Rohigya refugees in New Delhi
In 1989, when the Junta officially renamed Burma as Myanmar and Rangoon as Yangon, Indians were clueless. Many in north India, following the Hindi pronunciation, thought it meant ‘Mian Maar’ (kill Muslims). Muslims of Myanmar spilling over into India is the last thing we would want. Only last year it was discovered that 2000 Rohingya refugees had pitched tenets before UNHRC office in Vasant Vihar in New Delhi. They had earlier been living on the fringes of Vasant Kunj from where they were evicted by efforts of the RWAs and Gram Sabhas. There was no credible answer from then Home Minister P Chidambaram on how they reached New Delhi by infiltrating into India. The Capital shut its doors on Rohingyas, but they are likely to be living elsewhere in India with the complicity of the UPA Government.

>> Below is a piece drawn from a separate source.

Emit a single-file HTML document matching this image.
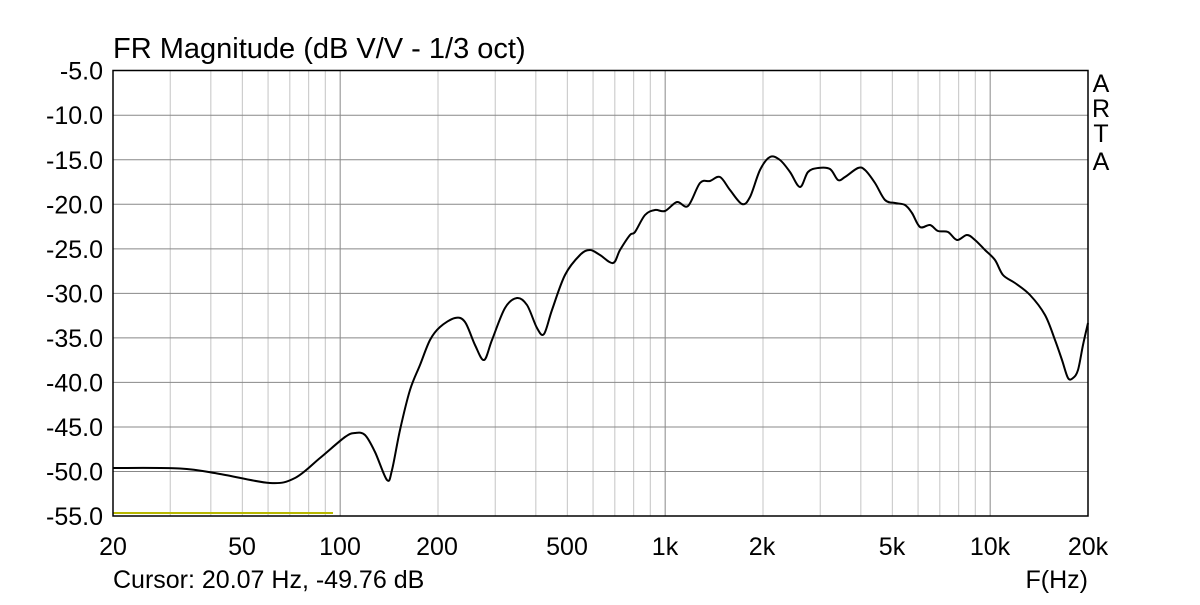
<!DOCTYPE html><html><head><style>body{margin:0;background:#fff}svg text{font-family:"Liberation Sans",sans-serif;fill:#000}</style></head><body>
<svg width="1200" height="600" xmlns="http://www.w3.org/2000/svg">
<g id="g"></g>
<text x="113" y="58" font-size="29">FR Magnitude (dB V/V - 1/3 oct)</text>
<g font-size="25" text-anchor="end" id="yl"></g>
<g font-size="25" text-anchor="middle">
<text x="113" y="555">20</text><text x="242" y="555">50</text><text x="340" y="555">100</text><text x="437" y="555">200</text><text x="567" y="555">500</text><text x="665" y="555">1k</text><text x="762" y="555">2k</text><text x="892" y="555">5k</text><text x="990" y="555">10k</text><text x="1088" y="555">20k</text></g>
<g font-size="25" text-anchor="middle"><text x="1101" y="92">A</text><text x="1101" y="117">R</text><text x="1101" y="142">T</text><text x="1101" y="170">A</text></g>
<text x="113" y="588" font-size="25">Cursor: 20.07 Hz, -49.76 dB</text>
<text x="1088" y="588" font-size="25" text-anchor="end">F(Hz)</text>
<line x1="113" y1="513" x2="333" y2="513" stroke="#b8b800" stroke-width="2"/>
<path id="c" fill="none" stroke="#000" stroke-width="2" stroke-linejoin="round"/>
<rect x="113" y="70.5" width="975" height="445.5" fill="none" stroke="#000" stroke-width="1.5"/>
</svg>
<script>
var g=document.getElementById('g'),yl=document.getElementById('yl'),s='';
var fs=[30,40,50,60,70,80,90,100,200,300,400,500,600,700,800,900,1000,2000,3000,4000,5000,6000,7000,8000,9000,10000];
fs.forEach(function(f){var x=113+325*Math.log10(f/20);var m=(f==100||f==1000||f==10000);s+='<line x1="'+x+'" y1="70" x2="'+x+'" y2="516" stroke="'+(m?'#888':'#c4c4c4')+'" stroke-width="1"/>';});
var t='';for(var i=0;i<=10;i++){var y=70.7+i*44.53;if(i>0&&i<10)s+='<line x1="113" y1="'+y+'" x2="1088" y2="'+y+'" stroke="#888" stroke-width="1"/>';t+='<text x="103" y="'+(y+9)+'">'+(-5-5*i).toFixed(1)+'</text>';}
g.innerHTML=s;yl.innerHTML=t;
var p=[[113,468],[180,468.5],[220,474],[270,483],[295,478],[320,458],[345,437],[355,433],[365,435],[375,452],[387,480],[392,470],[400,430],[410,390],[420,365],[430,340],[440,327],[455,318],[465,322],[475,345],[484,360],[492,340],[505,308],[517,298],[527,305],[537,328],[544,334],[552,310],[565,275],[580,255],[590,250],[600,255],[613,263],[620,250],[630,235],[635,232],[645,215],[655,210],[665,211],[677,202],[688,206],[700,183],[710,181],[720,177],[730,190],[742,204],[750,197],[760,170],[770,157],[780,160],[790,172],[800,187],[808,172],[818,168],[830,169],[838,180],[845,177],[858,168],[865,170],[875,183],[885,200],[895,203],[905,205],[912,213],[920,227],[930,225],[938,231],[948,232],[957,240],[967,235],[975,240],[985,250],[995,260],[1003,275],[1015,283],[1030,295],[1045,315],[1055,340],[1062,360],[1068,378],[1073,378],[1078,370],[1083,345],[1088,323]];
var d='M'+p[0];for(var i=0;i<p.length-1;i++){var a=p[Math.max(i-1,0)],b=p[i],c=p[i+1],e=p[Math.min(i+2,p.length-1)];
d+=' C'+(b[0]+(c[0]-a[0])/6)+','+(b[1]+(c[1]-a[1])/6)+' '+(c[0]-(e[0]-b[0])/6)+','+(c[1]-(e[1]-b[1])/6)+' '+c[0]+','+c[1];}
document.getElementById('c').setAttribute('d',d);
</script>
</body></html>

In the medieval ages, Islam had overrun vast swathes of land where Buddhism flourished, including Afghanistan, Sindh and Kashmir. The Bodh Gaya temple in Bihar, like the University of Nalanda, was razed to ground by Muslim invaders. With Islam striking back, the Buddhists have decisively entered the clash of civilisations. But the symbolic beginnings of this conflict were made in February, 2001 when the Bamiyan Buddhas were turned to rubble by the Taliban in Afghanistan. The Buddhist world thought it was too far away to be touched. Now they might have to revise their opinion.